VIEWPOINT: A different kind of liberation

(PNC file photo)

By Gerry Partido

The celebration of Liberation Day always brings to the surface the ambivalence of Guam’s relationship with the United States.

Guam will always be grateful to the U.S. for liberating the island from the tyranny of the Japanese during World War II.

But at the same time, there is a little resentment as Guam continues to be an unincorporated territory of the United States without the same rights as other states in the union.

Through the years, calls have been made to change this unfair relationship.

But there has also been this lingering question: What will happen to Guam if we abandon our relationship with the United States?

Aside from tourism, Guam is heavily dependent on military spending and federal dollars as this ongoing coronavirus crisis has shown. The federal government has pumped in almost a billion dollars to help Guam cope with COVID-19. Can you imagine what would have happened to us without this timely assistance?

The truth is that Guam will have to live with the fact that we have always been heavily reliant on the feds and that the U.S. will always have bases here for geo-political reasons.

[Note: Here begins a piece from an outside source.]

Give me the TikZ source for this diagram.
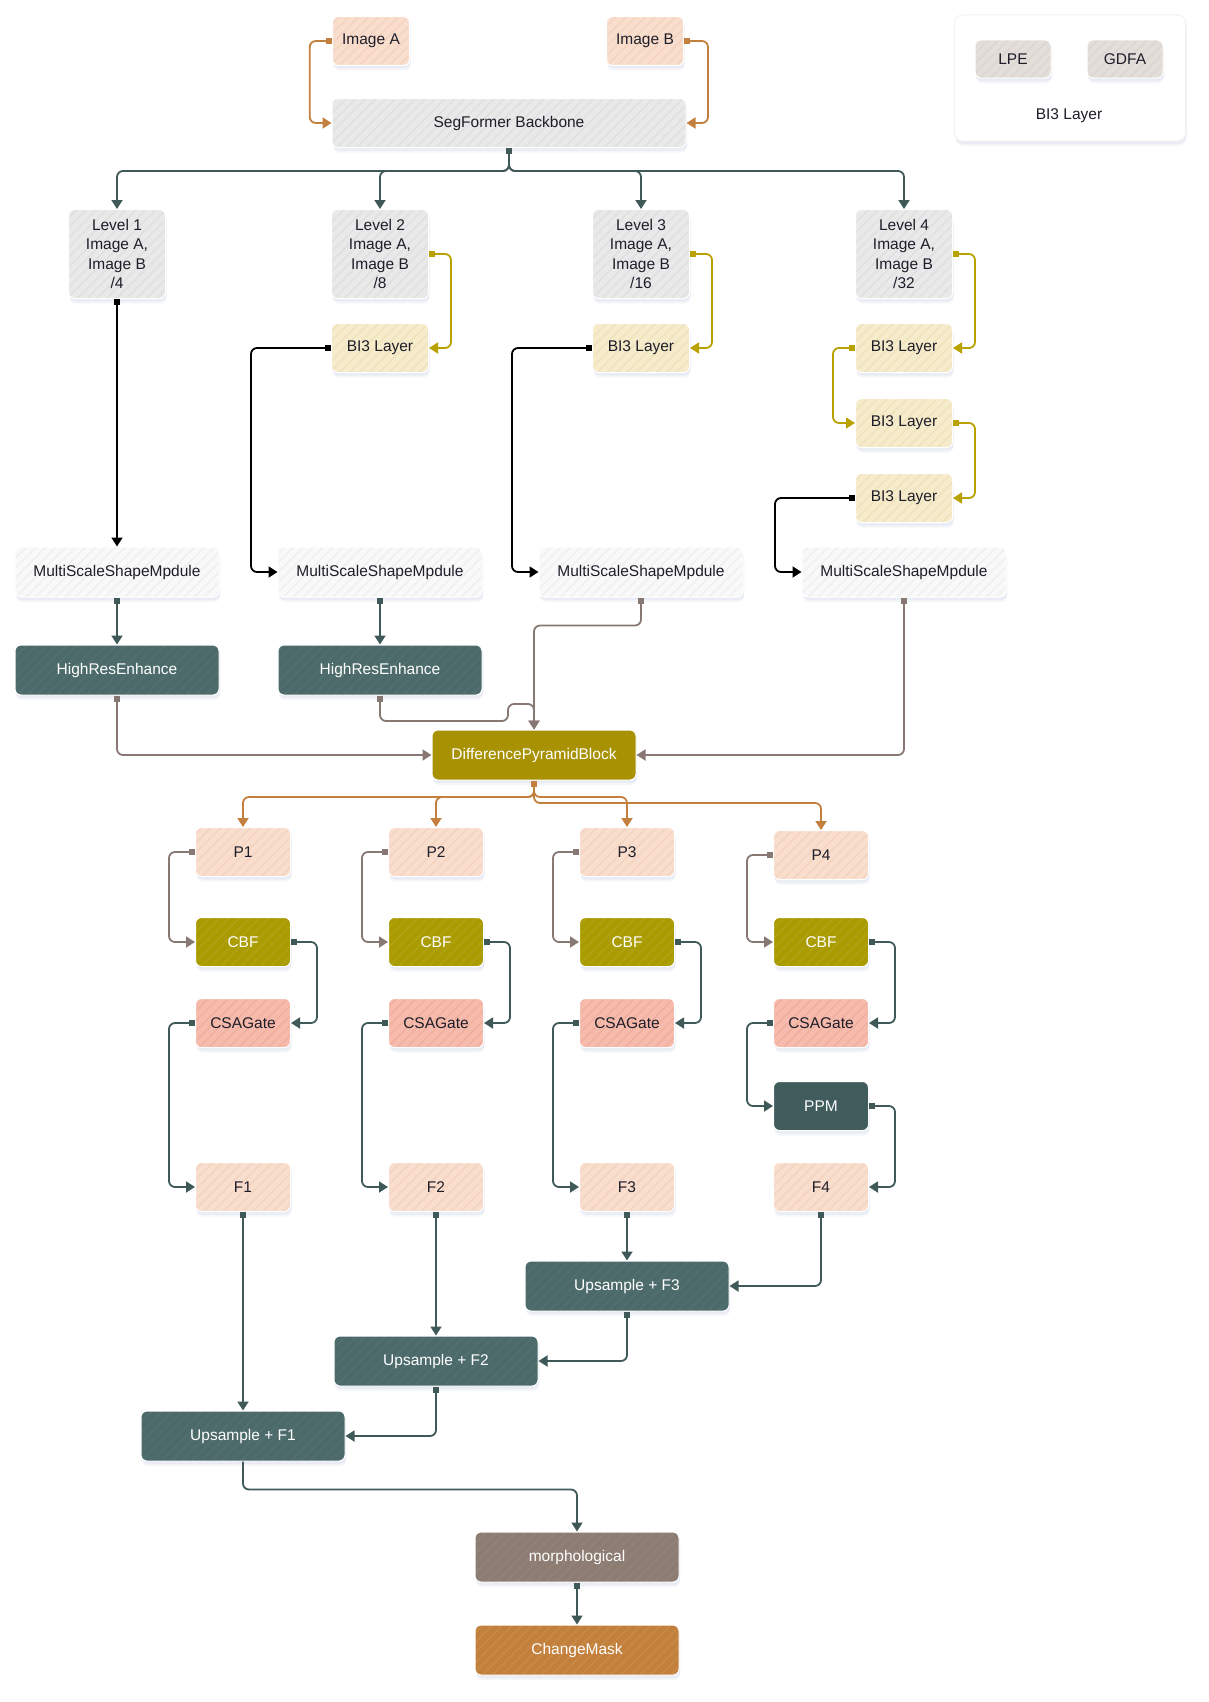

This is not really so bad considering the many benefits that the island gets from the U.S. It is hypocritical to say that the Guam-U.S. relationship is just one-sided. Guam, too, gets a lot in terms of economic assistance.

Moreover, many islanders go to the mainland to enjoy greener pastures and get a higher education. And even more join the U.S. military to further broaden their opportunities.

But liberation doesn’t have to be always considered in the context of a separation with the U.S. Guam can achieve its own kind of liberation, even under the current relationship with the U.S.

We can start by diversifying our economy, as the current administration has called for, and making it less dependent on the feds.

Our location is not just strategic militarily, it offers commercial opportunities as well and Guam can serve as a commercial bridge between east and west.

If we can successfully diversify our economy, we can show the world that we are not just dependent on federal dollars. In this sense we can be “liberated” to a degree from the U.S. We can hold our head high and answer back to any snotty mainlander who says Guam can’t live without federal dollars.

A more dynamic economy would also mean more jobs and opportunities on island so that people no longer have to relocate to the mainland or join the military just to provide a decent living for their families. In this sense, more residents would become economically liberated with more options to choose from.

To achieve this, our leaders must spearhead a major overhaul of our education system to ensure that future generations would have the training to handle any new industries that Guam develops.

Improving education will result in a highly trained workforce, which would ensure that Guam would be less dependent on foreign labor and that the island will have the human capital to sustain a highly diversified economy.

More importantly, education itself is a tool of liberation. Through education, Guam can achieve a different kind of liberation – a liberation of the mind.

Liberation is a state of mind and by inculcating the island’s unique history and status to our children, future generations would be less shackled by Guam’s past.

Remember, people cannot be fettered if their minds are liberated, aware, and questioning.

We may live with our current relationship with the U.S. but that doesn’t mean that we, and future generations, will be quiet if Guam’s interests are threatened.